Let’s face it. Scouring through financial statements is about as exciting as watching paint dry. Actually, an edge should be given to paint drying because at least most people understand the significance of that activity.
Seriously, how many people have you heard say they couldn’t wait for the weekend so that put together liquidity ratios on stocks they own? It’s a rare find. Even if you had the inclination, do you know what the numbers tell you? Maybe you have an idea about one or two indicators. But, ten or twenty of them? Not happening!
There’s even more bad news. Investing is not the type of discipline that you can water down to make things easier on yourself. The factors you choose to ignore could be the ones that trip up your companies. There is no substitute for brute force analysis. You need to learn the ratios and what they mean for your company.
Take It Slow
Just because there could be dozens of fundamental factors doesn’t mean you have to learn them all in one day. The key to learning fundamental analysis is to get good at a few items. You may want to hold off on significant stock purchases until you get the majority down. That will take time, to be sure. But, having a solid grasp on each of the concepts, a little at a time, is going to take you far when you are finally ready to choose stock.

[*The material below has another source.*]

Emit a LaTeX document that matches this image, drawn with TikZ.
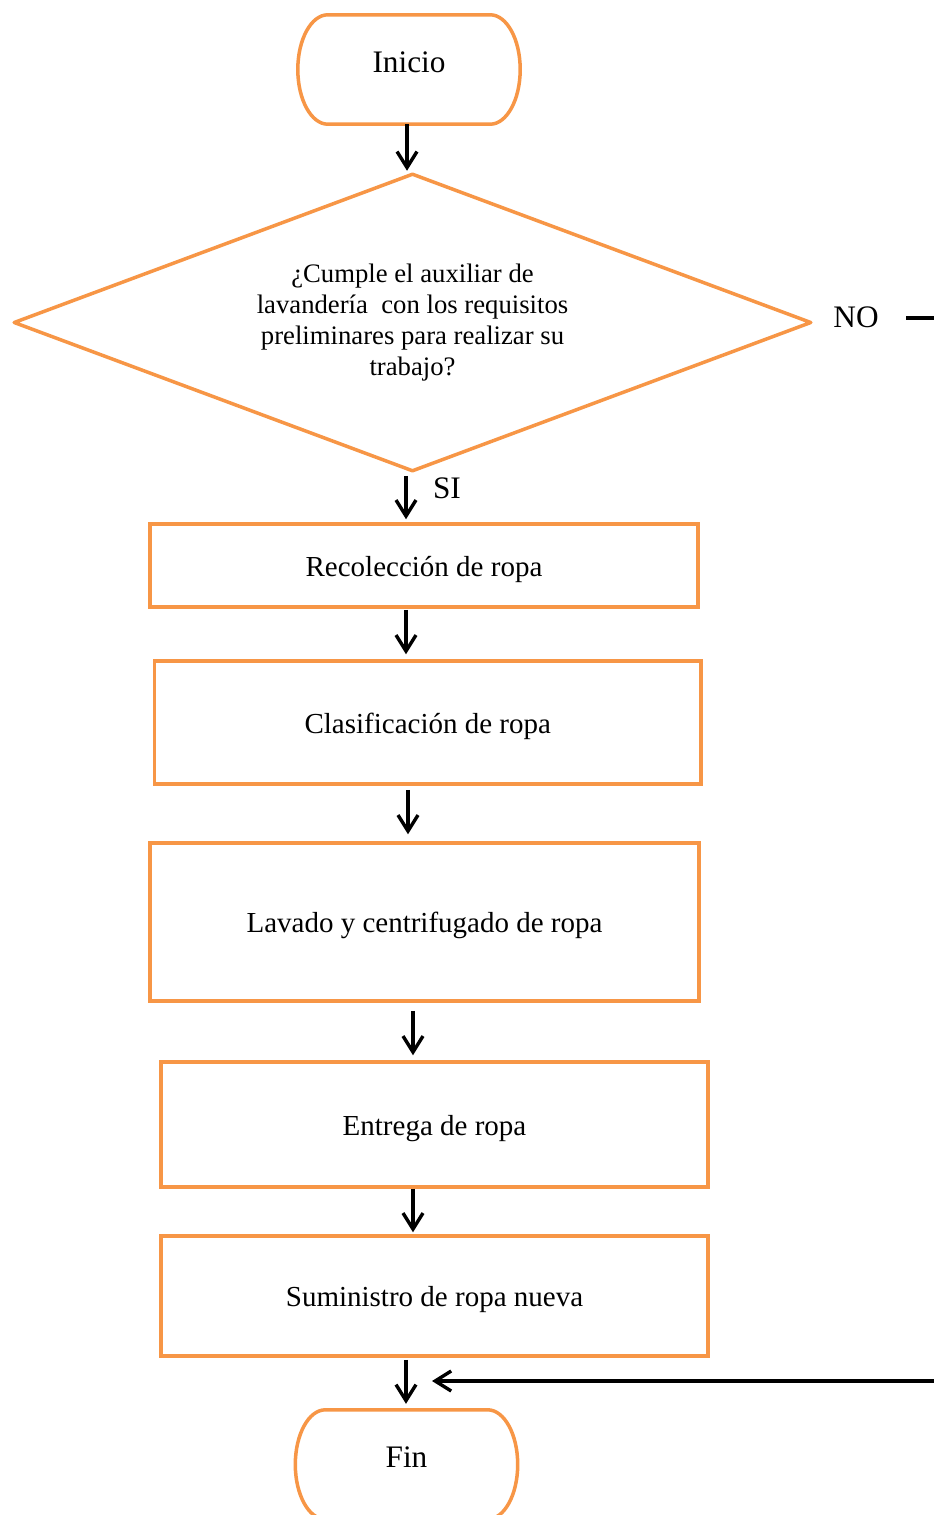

In the meantime, you should consider investing in mutual funds or Exchange Traded Funds (ETF). These are managed for you. While you still need to do some research on them, it is much easier to find rating services that can help. You may choose to stick with funds and abandon stock selection altogether. There is nothing wrong with that. Many people do significantly well with this approach and it frees up their time to do anything but stock analysis.
Invest in What You Understand
Do you know anything about Bitcoin? If the answer is no, then you have no business investing in companies where Bitcoin is the main focus of its business model. Warren Buffett kept away from Dot Com bubble stocks for the simple reason, he didn’t understand any of them. They made no sense to him. Their valuations made even less sense. He thought they were a fool’s game, and he was right.
Understand the businesses you are investing in. Don’t deviate from this rule. It’s okay to learn about new businesses and what they do. But, don’t invest until the business model makes sense to you and is something that will likely have a future.